Stomach flu, or viral gastroenteritis, may cause a sensitive stomach, and individuals may experience nausea, vomiting, and diarrhea.

A range of gastrointestinal conditions may cause a sensitive stomach, including IBS and irritable bowel disease (IBD).

IBS is a disturbance to typical bowel function and may cause symptoms after eating or experiencing stress. Symptoms include:

IBD includes Crohn’s disease and ulcerative colitis. Symptoms of IBD can include:

  • abdominal pain
  • diarrhea
  • blood in stools
  • fatigue
  • weight loss

Gastroparesis refers to delayed gastric emptying, where the food does not leave the stomach as quickly as it should and slows digestion. Symptoms may include upper abdominal pain, nausea, bloating, and feeling full shortly after eating.

Indigestion is the term for a group of symptoms affecting the gastrointestinal tract. Indigestion may make people feel uncomfortably full shortly after eating, and they could experience abdominal pain, nausea, and bloating.

The duration of a sensitive stomach depends on the underlying cause. An infection, such as stomach flu, will usually resolve by itself without treatment.

Conditions, such as IBS and IBD, may be long-term conditions that people will need to manage, but treatments can help provide symptom relief.

Gastroparesis can be a long-term condition, but treatments may help relieve symptoms. In some cases, treating the cause of gastroparesis may resolve the condition.

Indigestion may resolve with treatments, and people may be able to prevent further indigestion with lifestyle changes, such as:

  • chewing food slowly and properly
  • maintaining a moderate weight
  • avoiding exercise straight after eating
  • avoiding eating late at night
  • limiting the intake of nonsteroidal anti-inflammatory drugs
  • avoiding smoking, if applicable
  • managing stress

Treating or managing the cause of a sensitive stomach may help relieve symptoms. Treatments will depend on the underlying cause but may include:

  • dietary changes, such as avoiding trigger foods, adjusting fiber intake, or eating smaller meals more frequently
  • managing stress and practicing relaxation techniques
  • medications, such as antacids, medications for constipation, diarrhea, or nausea, or medications to promote stomach emptying
  • pain relief medication to ease abdominal pain
  • psychological therapies, such as counseling or cognitive behavioral therapy, to help manage symptoms

People with persistent or worsening symptoms of a sensitive stomach can contact a doctor.

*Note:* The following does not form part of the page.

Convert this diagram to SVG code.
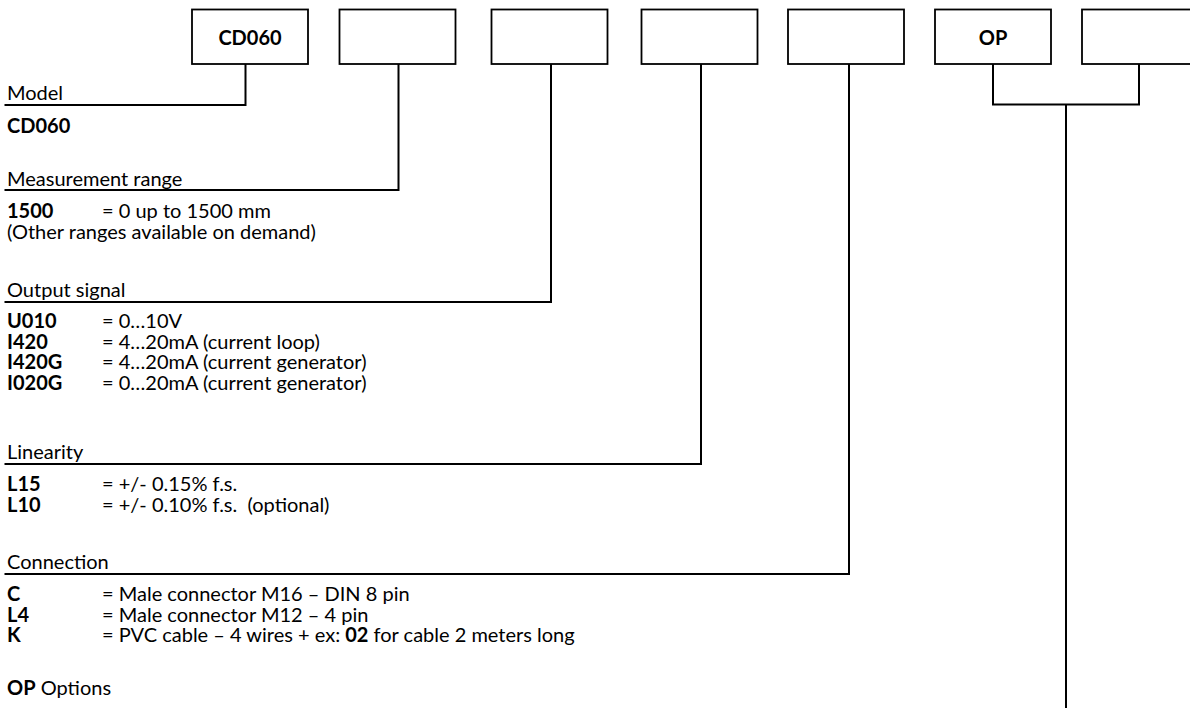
<svg xmlns="http://www.w3.org/2000/svg" width="1190" height="708" viewBox="0 0 1190 708">
<style>
.box{fill:#fff;stroke:#000;stroke-width:1.8}
.ln{fill:none;stroke:#000;stroke-width:2}
text{font-family:Lato,"Liberation Sans",sans-serif;font-size:20px;fill:#000}
.b{font-weight:bold}
.bt{font-weight:bold;text-anchor:middle}
</style>
<rect width="1190" height="708" fill="#fff"/>
<g id="connectors">
<polyline class="ln" points="245.5,64 245.5,105 4.5,105"/>
<polyline class="ln" points="398.5,64 398.5,190 4.5,190"/>
<polyline class="ln" points="551,64 551,302 4.5,302"/>
<polyline class="ln" points="701,64 701,464 4.5,464"/>
<polyline class="ln" points="849,64 849,574 4.5,574"/>
<polyline class="ln" points="993,64 993,104.5 1139,104.5 1139,64"/>
<line class="ln" x1="1066" y1="104.5" x2="1066" y2="708"/>
</g>
<g id="box-model"><rect class="box" x="192" y="9.5" width="116" height="54.5"/><text class="bt" x="250" y="45">CD060</text></g>
<g id="box-range"><rect class="box" x="339.5" y="9.5" width="116" height="54.5"/></g>
<g id="box-output"><rect class="box" x="491.5" y="9.5" width="116" height="54.5"/></g>
<g id="box-linearity"><rect class="box" x="641.5" y="9.5" width="116" height="54.5"/></g>
<g id="box-connection"><rect class="box" x="788" y="9.5" width="116" height="54.5"/></g>
<g id="box-op"><rect class="box" x="935" y="9.5" width="116" height="54.5"/><text class="bt" x="993" y="45">OP</text></g>
<g id="box-last"><rect class="box" x="1082" y="9.5" width="116" height="54.5"/></g>
<g id="legend">
<text x="7" y="100">Model</text>
<text class="b" x="7" y="133">CD060</text>
<text x="7" y="186">Measurement range</text>
<text class="b" x="7" y="218">1500</text><text x="102" y="218">= 0 up to 1500 mm</text>
<text x="7" y="239">(Other ranges available on demand)</text>
<text x="7" y="297">Output signal</text>
<text class="b" x="7" y="328">U010</text><text x="102" y="328">= 0…10V</text>
<text class="b" x="7" y="348.5">I420</text><text x="102" y="348.5">= 4…20mA (current loop)</text>
<text class="b" x="7" y="369">I420G</text><text x="102" y="369">= 4…20mA (current generator)</text>
<text class="b" x="7" y="389.5">I020G</text><text x="102" y="389.5">= 0…20mA (current generator)</text>
<text x="7" y="459">Linearity</text>
<text class="b" x="7" y="491">L15</text><text x="102" y="491">= +/- 0.15% f.s.</text>
<text class="b" x="7" y="511.5">L10</text><text x="102" y="511.5" xml:space="preserve">= +/- 0.10% f.s.  (optional)</text>
<text x="7" y="569">Connection</text>
<text class="b" x="7" y="601">C</text><text x="102" y="601">= Male connector M16 – DIN 8 pin</text>
<text class="b" x="7" y="621.5">L4</text><text x="102" y="621.5">= Male connector M12 – 4 pin</text>
<text class="b" x="7" y="642">K</text><text x="102" y="642">= PVC cable – 4 wires + ex: <tspan class="b">02</tspan> for cable 2 meters long</text>
<text x="7" y="695"><tspan class="b">OP</tspan> Options</text>
</g>
</svg>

If individuals have indigestion lasting more than 2 weeks, it is best to talk with a healthcare professional.

People will also need to contact a doctor if they have any severe symptoms, such as blood in the stool, black and tarry stool, or unexplained weight loss.

If a person has a stomach bug that leads to dehydration, they need immediate medical care.

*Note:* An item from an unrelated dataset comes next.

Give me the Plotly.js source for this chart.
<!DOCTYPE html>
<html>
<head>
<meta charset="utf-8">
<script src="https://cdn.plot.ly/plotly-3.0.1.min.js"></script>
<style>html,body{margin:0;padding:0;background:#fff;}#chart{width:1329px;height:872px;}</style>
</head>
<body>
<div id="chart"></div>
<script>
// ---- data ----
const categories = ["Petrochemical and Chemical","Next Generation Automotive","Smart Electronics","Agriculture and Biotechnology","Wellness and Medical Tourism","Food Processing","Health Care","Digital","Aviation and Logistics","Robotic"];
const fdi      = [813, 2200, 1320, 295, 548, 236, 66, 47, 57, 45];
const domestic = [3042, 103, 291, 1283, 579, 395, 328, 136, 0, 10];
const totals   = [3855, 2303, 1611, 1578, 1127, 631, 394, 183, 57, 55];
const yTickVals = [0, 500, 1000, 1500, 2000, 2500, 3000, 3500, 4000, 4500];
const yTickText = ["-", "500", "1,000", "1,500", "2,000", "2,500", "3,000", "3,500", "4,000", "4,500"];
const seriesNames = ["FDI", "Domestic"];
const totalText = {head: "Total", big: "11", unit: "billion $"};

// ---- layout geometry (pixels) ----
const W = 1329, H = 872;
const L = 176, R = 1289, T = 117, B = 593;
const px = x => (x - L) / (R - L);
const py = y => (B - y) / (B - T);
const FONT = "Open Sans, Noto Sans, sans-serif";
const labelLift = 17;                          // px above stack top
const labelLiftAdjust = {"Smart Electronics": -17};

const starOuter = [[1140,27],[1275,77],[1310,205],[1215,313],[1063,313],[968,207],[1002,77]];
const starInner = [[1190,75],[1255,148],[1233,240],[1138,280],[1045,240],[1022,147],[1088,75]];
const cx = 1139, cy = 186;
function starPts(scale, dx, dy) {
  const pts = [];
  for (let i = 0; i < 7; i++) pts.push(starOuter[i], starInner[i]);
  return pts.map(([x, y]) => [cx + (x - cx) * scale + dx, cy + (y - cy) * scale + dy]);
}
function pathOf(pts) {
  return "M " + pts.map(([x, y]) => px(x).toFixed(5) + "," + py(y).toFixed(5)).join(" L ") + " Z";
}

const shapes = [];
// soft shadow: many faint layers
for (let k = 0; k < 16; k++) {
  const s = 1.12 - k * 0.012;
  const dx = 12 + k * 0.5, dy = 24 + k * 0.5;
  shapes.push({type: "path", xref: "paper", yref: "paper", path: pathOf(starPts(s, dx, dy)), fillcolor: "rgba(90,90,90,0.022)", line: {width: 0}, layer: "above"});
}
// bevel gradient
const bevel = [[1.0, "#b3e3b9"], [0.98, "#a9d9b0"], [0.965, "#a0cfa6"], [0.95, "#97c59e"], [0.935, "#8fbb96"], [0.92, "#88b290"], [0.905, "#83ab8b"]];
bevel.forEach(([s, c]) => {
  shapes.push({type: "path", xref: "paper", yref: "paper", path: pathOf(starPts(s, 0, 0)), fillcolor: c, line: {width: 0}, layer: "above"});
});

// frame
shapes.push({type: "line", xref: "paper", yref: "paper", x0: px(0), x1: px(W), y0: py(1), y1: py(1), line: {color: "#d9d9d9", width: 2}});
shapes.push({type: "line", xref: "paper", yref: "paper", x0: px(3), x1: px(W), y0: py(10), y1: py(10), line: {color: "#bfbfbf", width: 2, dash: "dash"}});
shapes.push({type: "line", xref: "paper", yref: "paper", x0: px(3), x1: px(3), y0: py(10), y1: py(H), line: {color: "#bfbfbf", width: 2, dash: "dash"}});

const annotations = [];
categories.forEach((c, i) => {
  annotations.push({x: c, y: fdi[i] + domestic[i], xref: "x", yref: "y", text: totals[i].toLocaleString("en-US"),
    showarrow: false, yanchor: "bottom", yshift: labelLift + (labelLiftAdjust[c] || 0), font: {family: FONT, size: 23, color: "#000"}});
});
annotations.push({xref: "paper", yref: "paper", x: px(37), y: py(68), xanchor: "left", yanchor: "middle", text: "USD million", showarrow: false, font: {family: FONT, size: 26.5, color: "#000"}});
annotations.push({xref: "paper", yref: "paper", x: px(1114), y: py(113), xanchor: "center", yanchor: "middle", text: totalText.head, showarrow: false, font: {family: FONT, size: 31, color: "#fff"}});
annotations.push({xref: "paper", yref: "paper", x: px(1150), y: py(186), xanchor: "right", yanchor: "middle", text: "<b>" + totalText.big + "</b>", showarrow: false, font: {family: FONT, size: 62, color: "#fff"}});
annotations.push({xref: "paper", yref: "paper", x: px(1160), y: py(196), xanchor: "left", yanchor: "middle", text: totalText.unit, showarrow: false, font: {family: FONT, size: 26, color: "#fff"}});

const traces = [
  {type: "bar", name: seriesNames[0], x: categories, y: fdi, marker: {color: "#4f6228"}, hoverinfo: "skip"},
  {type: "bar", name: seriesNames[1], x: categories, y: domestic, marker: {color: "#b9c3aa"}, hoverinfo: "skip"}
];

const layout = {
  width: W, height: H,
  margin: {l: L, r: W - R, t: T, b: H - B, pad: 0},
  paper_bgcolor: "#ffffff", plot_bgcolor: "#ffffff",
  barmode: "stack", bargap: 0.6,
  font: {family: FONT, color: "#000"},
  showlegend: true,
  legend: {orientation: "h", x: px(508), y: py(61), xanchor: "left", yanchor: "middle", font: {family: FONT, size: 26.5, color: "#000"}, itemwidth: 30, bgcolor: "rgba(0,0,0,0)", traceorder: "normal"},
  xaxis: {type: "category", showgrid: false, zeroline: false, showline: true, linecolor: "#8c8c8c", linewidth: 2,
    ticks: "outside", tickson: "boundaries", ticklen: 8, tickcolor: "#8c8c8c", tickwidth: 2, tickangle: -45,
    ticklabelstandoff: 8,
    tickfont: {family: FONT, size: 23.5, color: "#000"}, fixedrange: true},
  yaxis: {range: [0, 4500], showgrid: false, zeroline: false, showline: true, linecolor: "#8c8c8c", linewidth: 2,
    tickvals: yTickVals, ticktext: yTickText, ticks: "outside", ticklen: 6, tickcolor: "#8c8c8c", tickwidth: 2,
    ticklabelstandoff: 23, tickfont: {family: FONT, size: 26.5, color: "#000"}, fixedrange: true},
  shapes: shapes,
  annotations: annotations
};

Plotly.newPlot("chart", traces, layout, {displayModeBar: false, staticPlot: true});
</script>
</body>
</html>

A sensitive stomach may occur due to a stomach bug, indigestion, or gastrointestinal conditions such as IBS.

Eating bland foods, avoiding trigger foods, and staying hydrated may help manage a sensitive stomach.

A sensitive stomach can be temporary, but for long-term conditions, people may have to manage symptoms with diet and lifestyle changes and medications.